» **THE TASK**
Will you output the lines between the ones holding "Recreate this image" and "const tickLen = 14;", inclusive, exactly as they stand, and only those lines, with the pictures left out?

» **RECORDS FOR THIS TASK**
'''
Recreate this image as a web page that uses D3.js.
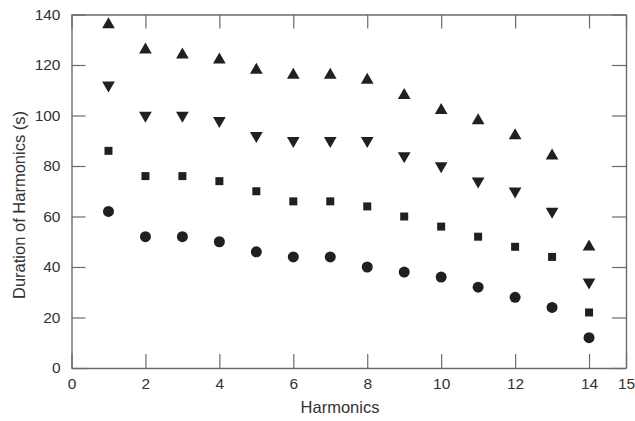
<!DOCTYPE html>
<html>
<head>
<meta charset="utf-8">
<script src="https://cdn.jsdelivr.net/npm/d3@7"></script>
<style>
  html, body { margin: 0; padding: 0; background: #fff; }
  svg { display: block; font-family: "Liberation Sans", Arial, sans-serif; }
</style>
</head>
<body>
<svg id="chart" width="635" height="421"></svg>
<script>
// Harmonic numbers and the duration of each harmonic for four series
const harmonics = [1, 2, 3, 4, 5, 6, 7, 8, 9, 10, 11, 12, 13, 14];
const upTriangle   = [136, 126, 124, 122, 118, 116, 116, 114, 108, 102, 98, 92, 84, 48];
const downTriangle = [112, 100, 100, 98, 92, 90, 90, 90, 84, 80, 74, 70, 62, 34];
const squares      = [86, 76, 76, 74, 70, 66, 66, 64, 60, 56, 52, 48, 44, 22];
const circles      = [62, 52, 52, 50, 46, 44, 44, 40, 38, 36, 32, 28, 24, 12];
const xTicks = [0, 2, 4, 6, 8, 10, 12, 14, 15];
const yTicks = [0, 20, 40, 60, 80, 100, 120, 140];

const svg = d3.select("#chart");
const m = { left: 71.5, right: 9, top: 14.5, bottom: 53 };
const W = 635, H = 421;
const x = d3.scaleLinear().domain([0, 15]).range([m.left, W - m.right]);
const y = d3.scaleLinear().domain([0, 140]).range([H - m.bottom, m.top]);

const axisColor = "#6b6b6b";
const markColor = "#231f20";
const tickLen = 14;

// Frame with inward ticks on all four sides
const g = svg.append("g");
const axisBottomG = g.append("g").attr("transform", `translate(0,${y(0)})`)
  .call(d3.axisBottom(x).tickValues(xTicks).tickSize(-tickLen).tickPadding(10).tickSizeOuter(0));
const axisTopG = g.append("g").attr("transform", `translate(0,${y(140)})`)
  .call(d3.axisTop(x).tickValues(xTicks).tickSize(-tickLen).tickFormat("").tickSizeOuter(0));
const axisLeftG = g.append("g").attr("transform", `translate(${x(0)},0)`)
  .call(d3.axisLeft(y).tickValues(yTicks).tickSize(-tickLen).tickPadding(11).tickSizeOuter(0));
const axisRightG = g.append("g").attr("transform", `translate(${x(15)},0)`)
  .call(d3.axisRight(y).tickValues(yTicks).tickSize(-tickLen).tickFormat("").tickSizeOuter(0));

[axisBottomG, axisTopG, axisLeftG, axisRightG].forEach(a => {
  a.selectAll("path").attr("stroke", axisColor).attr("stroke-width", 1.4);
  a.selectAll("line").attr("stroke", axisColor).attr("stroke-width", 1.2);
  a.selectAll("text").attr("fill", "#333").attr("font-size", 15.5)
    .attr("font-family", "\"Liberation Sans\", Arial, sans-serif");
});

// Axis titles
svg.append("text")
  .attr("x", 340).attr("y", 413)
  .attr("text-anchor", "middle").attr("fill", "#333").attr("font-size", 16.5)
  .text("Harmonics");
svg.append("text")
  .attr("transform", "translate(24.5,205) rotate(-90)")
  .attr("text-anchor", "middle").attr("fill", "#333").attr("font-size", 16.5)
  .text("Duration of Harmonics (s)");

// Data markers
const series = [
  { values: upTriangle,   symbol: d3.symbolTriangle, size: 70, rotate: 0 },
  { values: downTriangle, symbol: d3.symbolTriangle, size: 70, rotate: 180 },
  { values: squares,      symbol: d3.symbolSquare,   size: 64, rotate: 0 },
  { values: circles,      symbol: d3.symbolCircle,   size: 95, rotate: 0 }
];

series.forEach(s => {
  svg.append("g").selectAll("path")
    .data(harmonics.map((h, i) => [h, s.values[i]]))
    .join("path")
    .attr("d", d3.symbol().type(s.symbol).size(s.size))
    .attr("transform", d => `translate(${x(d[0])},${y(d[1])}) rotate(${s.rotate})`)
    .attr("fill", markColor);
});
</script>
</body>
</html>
'''
'''
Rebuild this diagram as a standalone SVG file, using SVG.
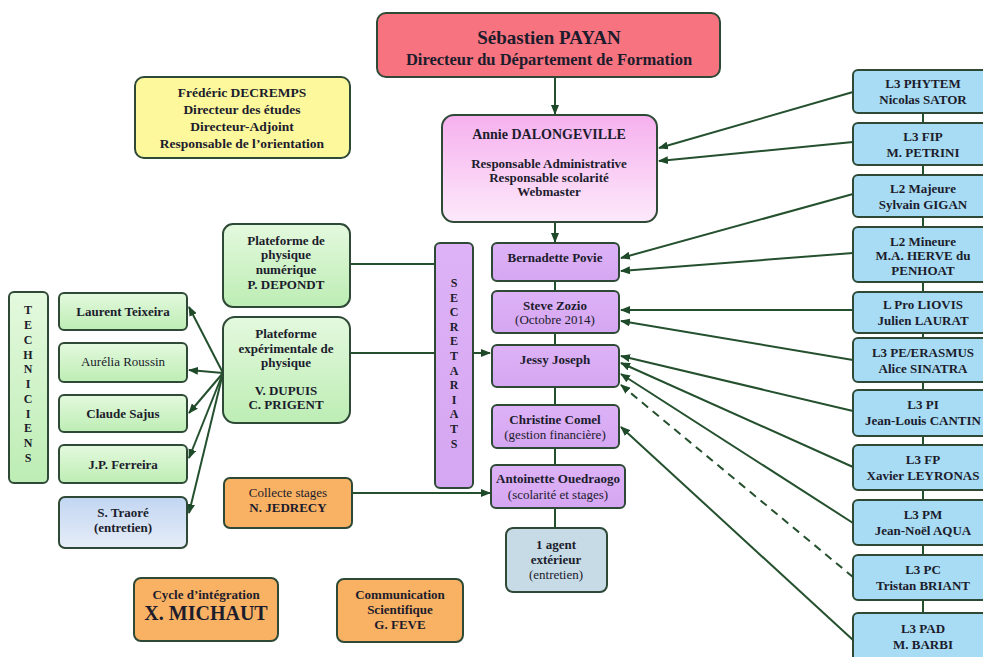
'''
'''
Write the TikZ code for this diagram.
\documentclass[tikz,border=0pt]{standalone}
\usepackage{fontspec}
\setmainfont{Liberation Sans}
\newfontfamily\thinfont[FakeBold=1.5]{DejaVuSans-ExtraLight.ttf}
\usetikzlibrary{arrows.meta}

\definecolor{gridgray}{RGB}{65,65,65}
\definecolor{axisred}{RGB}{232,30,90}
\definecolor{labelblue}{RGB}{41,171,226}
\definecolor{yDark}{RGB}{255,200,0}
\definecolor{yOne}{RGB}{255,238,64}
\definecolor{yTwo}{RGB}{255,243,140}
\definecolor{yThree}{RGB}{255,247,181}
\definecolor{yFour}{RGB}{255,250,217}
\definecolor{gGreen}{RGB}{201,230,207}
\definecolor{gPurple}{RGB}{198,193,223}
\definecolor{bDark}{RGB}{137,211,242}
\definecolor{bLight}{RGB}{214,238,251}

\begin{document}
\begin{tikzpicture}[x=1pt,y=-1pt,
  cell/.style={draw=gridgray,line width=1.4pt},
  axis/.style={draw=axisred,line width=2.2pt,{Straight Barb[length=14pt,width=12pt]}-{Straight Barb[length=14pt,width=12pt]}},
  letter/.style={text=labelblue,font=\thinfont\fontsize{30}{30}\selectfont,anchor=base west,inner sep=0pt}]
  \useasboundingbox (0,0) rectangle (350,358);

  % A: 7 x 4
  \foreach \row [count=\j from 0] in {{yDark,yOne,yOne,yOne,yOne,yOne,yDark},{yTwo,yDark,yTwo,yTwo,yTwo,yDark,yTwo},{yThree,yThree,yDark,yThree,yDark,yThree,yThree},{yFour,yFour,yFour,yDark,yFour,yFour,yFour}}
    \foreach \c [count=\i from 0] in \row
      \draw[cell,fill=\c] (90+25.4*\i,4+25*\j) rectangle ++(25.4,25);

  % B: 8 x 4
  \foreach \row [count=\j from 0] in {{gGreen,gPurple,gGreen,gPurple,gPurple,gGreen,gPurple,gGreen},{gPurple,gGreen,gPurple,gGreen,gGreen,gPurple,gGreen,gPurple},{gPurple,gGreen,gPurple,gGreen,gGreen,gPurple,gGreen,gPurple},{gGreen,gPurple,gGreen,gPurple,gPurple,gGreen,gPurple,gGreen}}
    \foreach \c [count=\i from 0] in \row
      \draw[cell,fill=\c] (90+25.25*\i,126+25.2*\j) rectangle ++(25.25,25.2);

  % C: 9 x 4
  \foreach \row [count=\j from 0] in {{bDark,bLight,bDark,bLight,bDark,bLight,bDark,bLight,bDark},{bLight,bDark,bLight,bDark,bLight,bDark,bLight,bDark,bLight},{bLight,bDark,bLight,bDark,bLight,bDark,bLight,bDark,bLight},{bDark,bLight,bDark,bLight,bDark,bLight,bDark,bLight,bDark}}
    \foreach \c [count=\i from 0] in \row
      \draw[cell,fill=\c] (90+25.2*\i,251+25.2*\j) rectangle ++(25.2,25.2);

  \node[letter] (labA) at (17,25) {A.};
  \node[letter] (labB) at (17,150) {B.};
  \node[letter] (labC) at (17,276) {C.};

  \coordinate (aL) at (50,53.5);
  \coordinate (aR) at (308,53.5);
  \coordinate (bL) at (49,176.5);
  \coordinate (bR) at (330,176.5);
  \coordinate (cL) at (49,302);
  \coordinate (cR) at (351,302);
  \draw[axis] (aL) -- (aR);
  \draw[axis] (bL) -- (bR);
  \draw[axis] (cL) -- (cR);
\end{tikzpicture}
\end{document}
'''
» **OUTPUT**
Recreate this image as a web page that uses D3.js.
<!DOCTYPE html>
<html>
<head>
<meta charset="utf-8">
<script src="https://cdn.jsdelivr.net/npm/d3@7"></script>
<style>
  html, body { margin: 0; padding: 0; background: #fff; }
  svg { display: block; font-family: "Liberation Sans", Arial, sans-serif; }
</style>
</head>
<body>
<svg id="chart" width="635" height="421"></svg>
<script>
// Harmonic numbers and the duration of each harmonic for four series
const harmonics = [1, 2, 3, 4, 5, 6, 7, 8, 9, 10, 11, 12, 13, 14];
const upTriangle   = [136, 126, 124, 122, 118, 116, 116, 114, 108, 102, 98, 92, 84, 48];
const downTriangle = [112, 100, 100, 98, 92, 90, 90, 90, 84, 80, 74, 70, 62, 34];
const squares      = [86, 76, 76, 74, 70, 66, 66, 64, 60, 56, 52, 48, 44, 22];
const circles      = [62, 52, 52, 50, 46, 44, 44, 40, 38, 36, 32, 28, 24, 12];
const xTicks = [0, 2, 4, 6, 8, 10, 12, 14, 15];
const yTicks = [0, 20, 40, 60, 80, 100, 120, 140];

const svg = d3.select("#chart");
const m = { left: 71.5, right: 9, top: 14.5, bottom: 53 };
const W = 635, H = 421;
const x = d3.scaleLinear().domain([0, 15]).range([m.left, W - m.right]);
const y = d3.scaleLinear().domain([0, 140]).range([H - m.bottom, m.top]);

const axisColor = "#6b6b6b";
const markColor = "#231f20";
const tickLen = 14;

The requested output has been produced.